A1 Trading Company

December 6, 2020

Weekly Forex Forecast for GBPUSD, USDCAD, GBPJPY, XAUUSD (06-11 December 2020)

Bart Kurek

Hey everyone! Welcome to this week's forex forecast for the week ending December 11th, 2020. I'm TraderBart with A1 Trading, and this week I'll be looking at GBPUSD, USDCAD, GBPJPY & XAUUSD.


I've been pointing out this long-term ascending channel that's been formed since the Covid-19 crash back in March which inside the channel has formed a rising wedge pattern. Looking at price action, Friday closed off with a shooting star candle suggesting a possible bearish move ahead as bulls were not able to push and hold price above the previous higher high in the channel. Switching to the H4 timeframe, since October price has been consolidating and breaking through key levels in the market. For example, notice how 1.315 was a resistance level, then once it was broken and price retested it, it became new support. The same principle happened with 1.328, it was seen as clear resistance; however, once it was broken, it was treated as further support. And now finally we've got the same thing going on with resistance at 1.34 where it was seen as clear resistance however we saw price break this level last week and is also now pretty much retesting this level. I'm hoping we can see price reject this level in the week ahead and confirm it as new support, pushing price higher in this ascending channel.
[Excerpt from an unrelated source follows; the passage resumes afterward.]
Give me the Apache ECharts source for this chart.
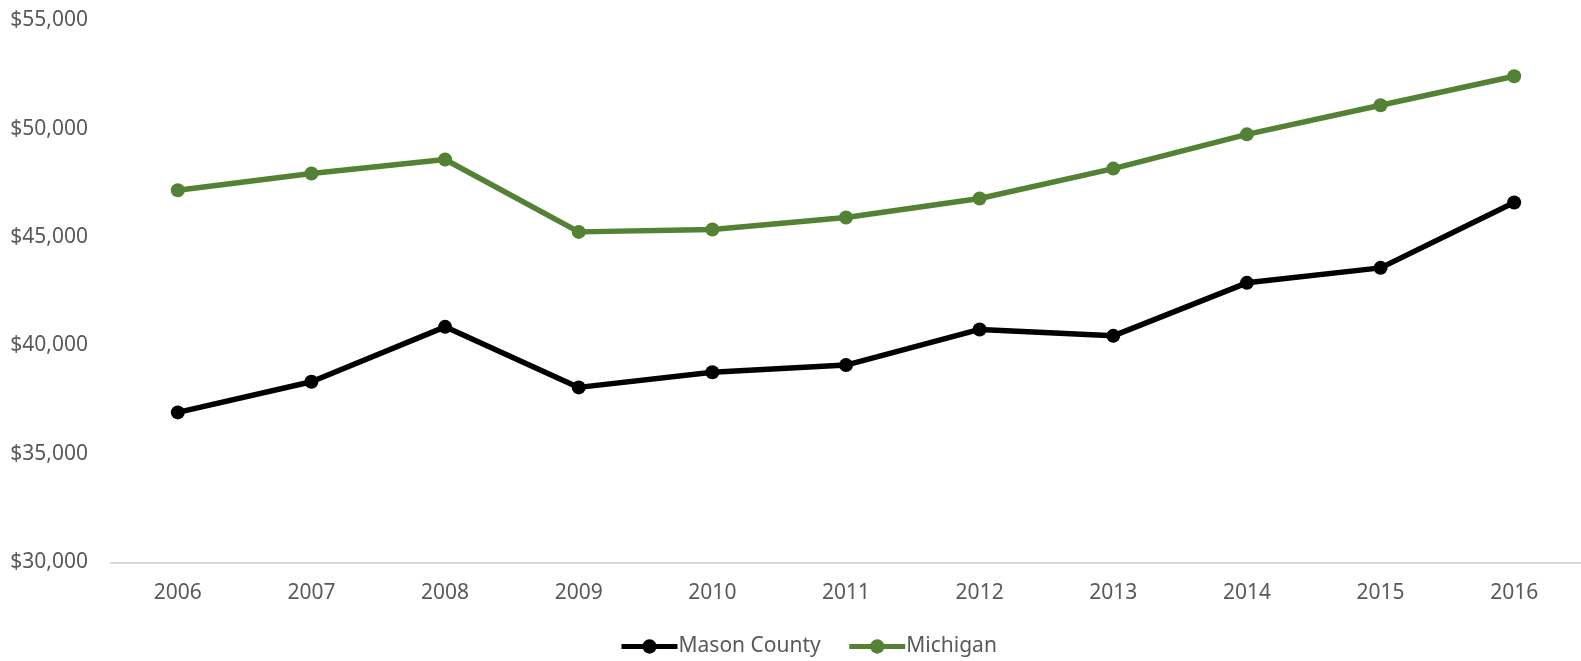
<!DOCTYPE html>
<html>
<head>
<meta charset="utf-8">
<script src="https://cdn.jsdelivr.net/npm/echarts@6/dist/echarts.min.js"></script>
<style>html,body{margin:0;padding:0;background:#fff}#c{width:1581px;height:661px}</style>
</head>
<body>
<div id="c"></div>
<script>
const years = ['2006','2007','2008','2009','2010','2011','2012','2013','2014','2015','2016'];
const masonCounty = [36915, 38326, 40861, 38068, 38768, 39096, 40741, 40446, 42890, 43581, 46596];
const michigan = [47163, 47933, 48579, 45241, 45353, 45905, 46780, 48159, 49740, 51082, 52419];
const yTicks = [30000, 35000, 40000, 45000, 50000, 55000];

const font = '"Noto Sans", "Open Sans", sans-serif';
const chart = echarts.init(document.getElementById('c'), null, {renderer: 'canvas'});
chart.setOption({
  animation: false,
  backgroundColor: '#ffffff',
  grid: {left: 111, right: 0, top: 20.3, bottom: 98.7, containLabel: false},
  legend: {
    left: 614, top: 631,
    itemWidth: 56, itemHeight: 18, itemGap: 26,
    lineStyle: {width: 5},
    textStyle: {color: '#595959', fontSize: 21, fontFamily: font, padding: [0, 0, 0, -4]},
    data: ['Mason County', 'Michigan']
  },
  xAxis: {
    type: 'category', data: years, boundaryGap: true,
    axisLine: {lineStyle: {color: '#d9d9d9', width: 2}},
    axisTick: {show: false},
    axisLabel: {color: '#595959', fontSize: 21, fontFamily: font, margin: 20}
  },
  yAxis: {
    type: 'value', min: yTicks[0], max: yTicks[yTicks.length - 1], interval: 5000,
    axisLine: {show: false}, axisTick: {show: false}, splitLine: {show: false},
    axisLabel: {color: '#595959', fontSize: 21, fontFamily: font, margin: 23,
      formatter: v => '$' + v.toLocaleString('en-US')}
  },
  series: [
    {name: 'Mason County', type: 'line', data: masonCounty,
     symbol: 'circle', symbolSize: 14,
     lineStyle: {color: '#000000', width: 5.5}, itemStyle: {color: '#000000'}},
    {name: 'Michigan', type: 'line', data: michigan,
     symbol: 'circle', symbolSize: 14,
     lineStyle: {color: '#548235', width: 5.5}, itemStyle: {color: '#548235'}}
  ]
});
</script>
</body>
</html>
We've just seen price break through a major support in this descending triangle pattern at 1.30. Price has also closed off for the week at a higher low of the ascending channel seen here. I think it's likely we could see price break through every support level that was formed from the channel. Looking at the economies of both currencies, we all know the Dollar is very weak at the moment, primarily due to the continued uproar in Coronavirus cases in the US now approaching 15M cases and 300K deaths. The Canadian Dollar on the other hand is looking a lot better, GDP for the third quarter printed at 8.9% and 40.5% annualised. Though it was a big improvement from the second quarter's GDP, it still missed expectations with market consensus at 47.6% and a minimum expectation of 43.1%. I'm looking for a bearish move on this pair, as oil prices are expected to increase in the next couple of months and unless we see a major breakthrough in the US risk outlook, weakness should continue to push the dollar lower.


Similarly to GU, price is also travelling in this ascending channel since the Covid crash and we've got this ascending triangle pattern formed. Price broke out of the 137.6 resistance, retested and is now consolidating at the 139.7 resistance formed after the breakout. I'm still looking for this chart pattern to make a full move to the upside and also make the next swing in the channel. Looking at fundamentals now, due to the likely Brexit-deal agreement, we should see the Pound gaining heaps of strength, and this will especially happen against overvalued and low-yielding currencies. The coronavirus and global economic outlook will remain heavily influential on the Yen, with the currency likely to once again see a renewed bid from the rising number of second waves and their implications for the global economy. As a whole the Yen so far is doing good to recover however I think we could only see price make the full move once we see the UK/EU Brexit talks conclude a deal agreement.


We've got this clean descending channel and price is now approaching the previous support at 1855 in the descending triangle pattern here after touching the channel's support and reversing to the upside. I think as of right now, it's very unclear as to what could happen next; we must wait to see how price reacts to this level, whether we see a clear rejection of this level this could suggest a bearish move however if we see a break of this level, then confirmed new support, we could see a bullish movement to the upside again and touch the channel's top. In addition to this though, when placing the Fib retracement level, seeing as this is a bullish flag pattern, we've had the third touch at the 78.6% level, so I'm expecting this pattern to be completed. Not only this, however, but we've also seen over the past year that every time price has approached or touched the 200MA, we've had a bullish move to the upside. In addition to this, as the dollar is weakening due to all the examples mentioned in the USDCAD fundamental explanation, and gold being a safe haven, is expected to rise in value, most probably pushing this pair more to the upside.